Yes he is, in fact he's just a way better shooter all around. His shooting form is simply flawless.
Collison: FG% .494, 3% .516 FT% .876,
Augustin: FG% .447, 3% .385 FT% .784,

That is much better by my definition.


----------



## ebott (Jan 7, 2003)

I'd be delighted if we got Collison. He seems to be everything we need in a compliment to Brandon. Good shooter, good defender, is effective both with and without the ball. I'm thinking his shooting makes him a better match than Westbrook.


----------



## rocketeer (Oct 7, 2002)

Karl Malones Elbows said:


> Yes he is, in fact he's just a way better shooter all around. His shooting form is simply flawless.
> Collison: FG% .494, 3% .516 FT% .876,
> Augustin: FG% .447, 3% .385 FT% .784,
> 
> That is much better by my definition.


did you even bother reading my post? collison may be a better free throw shooter than augustin(or he may not be), but he definitely is not a much better free thow shooter.

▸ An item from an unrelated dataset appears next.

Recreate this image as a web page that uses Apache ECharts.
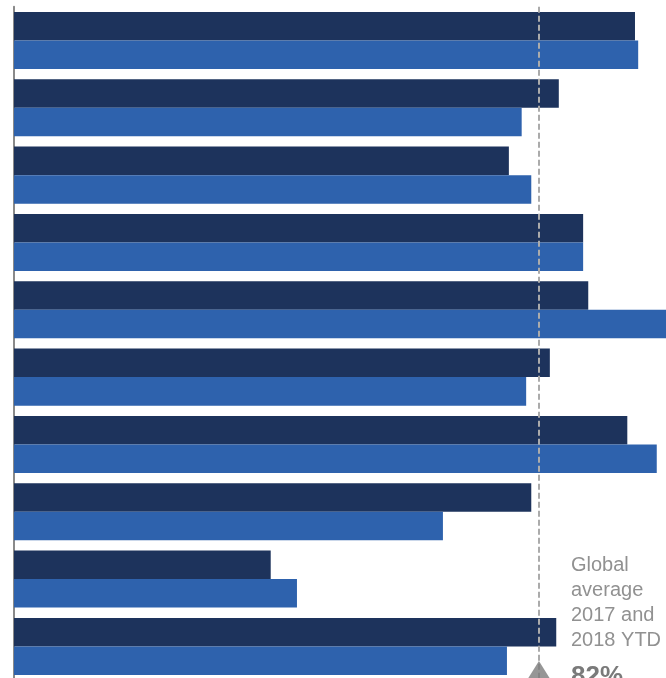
<!DOCTYPE html>
<html>
<head>
<meta charset="utf-8">
<style>
  html, body { margin: 0; padding: 0; background: #ffffff; overflow: hidden; }
  #chart { width: 670px; height: 684px; }
</style>
<script src="https://cdn.jsdelivr.net/npm/echarts@6/dist/echarts.min.js"></script>
</head>
<body>
<div id="chart"></div>
<script>
// Rows, top to bottom
const categories = ['A', 'B', 'C', 'D', 'E', 'F', 'G', 'H', 'I', 'J'];
// Share (%) per row
const values2017 = [97.0, 85.1, 77.3, 88.9, 89.7, 83.7, 95.8, 80.8, 40.1, 84.7];
const values2018 = [97.5, 79.3, 80.8, 88.9, 102.0, 80.0, 100.4, 67.0, 44.2, 77.0];
// Global average reference
const globalAverage = 82;
const averageLabel = 'Global\naverage\n2017 and\n2018 YTD';
const averageValue = '82%';

const NAVY = '#1d335c';
const BLUE = '#2e62ad';
const GREY = '#919191';

const chart = echarts.init(document.getElementById('chart'), null, { renderer: 'canvas' });

chart.setOption({
  animation: false,
  backgroundColor: '#ffffff',
  grid: { left: 14, top: 6.8, width: 653, height: 673.3, containLabel: false },
  xAxis: {
    type: 'value',
    min: 0,
    max: 102,
    show: false
  },
  yAxis: {
    type: 'category',
    data: categories,
    inverse: true,
    axisLine: { show: true, lineStyle: { color: '#8a8a8a', width: 2 } },
    axisTick: { show: false },
    axisLabel: { show: false },
    splitLine: { show: false }
  },
  series: [
    {
      name: '2017',
      type: 'bar',
      data: values2017,
      barGap: '0%',
      barCategoryGap: '15.3%',
      clip: false,
      itemStyle: { color: NAVY },
      z: 2
    },
    {
      name: '2018 YTD',
      type: 'bar',
      data: values2018,
      barGap: '0%',
      barCategoryGap: '15.3%',
      clip: false,
      itemStyle: { color: BLUE },
      z: 2,
      markLine: {
        silent: true,
        symbol: ['none', 'none'],
        label: { show: false },
        lineStyle: { color: '#ababab', type: [6, 3], width: 2 },
        data: [{ xAxis: globalAverage }],
        z: 5
      }
    },
    {
      // marker under the average line
      name: 'average marker',
      type: 'scatter',
      data: [[globalAverage, categories[categories.length - 1]]],
      symbol: 'triangle',
      symbolSize: [25, 20],
      symbolOffset: [0, 24.5],
      clip: false,
      silent: true,
      itemStyle: { color: '#7c7c7c' },
      z: 6
    }
  ],
  graphic: [
    {
      type: 'text',
      left: 571,
      top: 553,
      z: 10,
      style: {
        text: averageLabel,
        font: '20px "Liberation Sans", Arial, sans-serif',
        lineHeight: 25,
        fill: GREY
      }
    },
    {
      type: 'text',
      left: 571,
      top: 664,
      z: 10,
      style: {
        text: averageValue,
        font: 'bold 26px "Liberation Sans", Arial, sans-serif',
        fill: '#7a7a7a'
      }
    }
  ]
});
</script>
</body>
</html>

those percentages are deceiving as well when comparing the two players. augustin is depended on to create for the entire texas offense and that obviously is going to have him taking more forced shots at the end of the shot clock when things don't open up and is going to be more tiring. and he essentially plays the entire game all game which would obviously have an effect on the percentages as well. collison has the luxury of one of the best post players in college to get him easier shots. collison may be a better shooter than augustin, but it's not nearly as big a margin as the numbers suggest(if there is a margin at all).


----------



## Anonymous Gambler (May 29, 2006)

I guess I'd rather trade the pick with players to get a Baron Davis level point if we can..Calderon would be nice as well.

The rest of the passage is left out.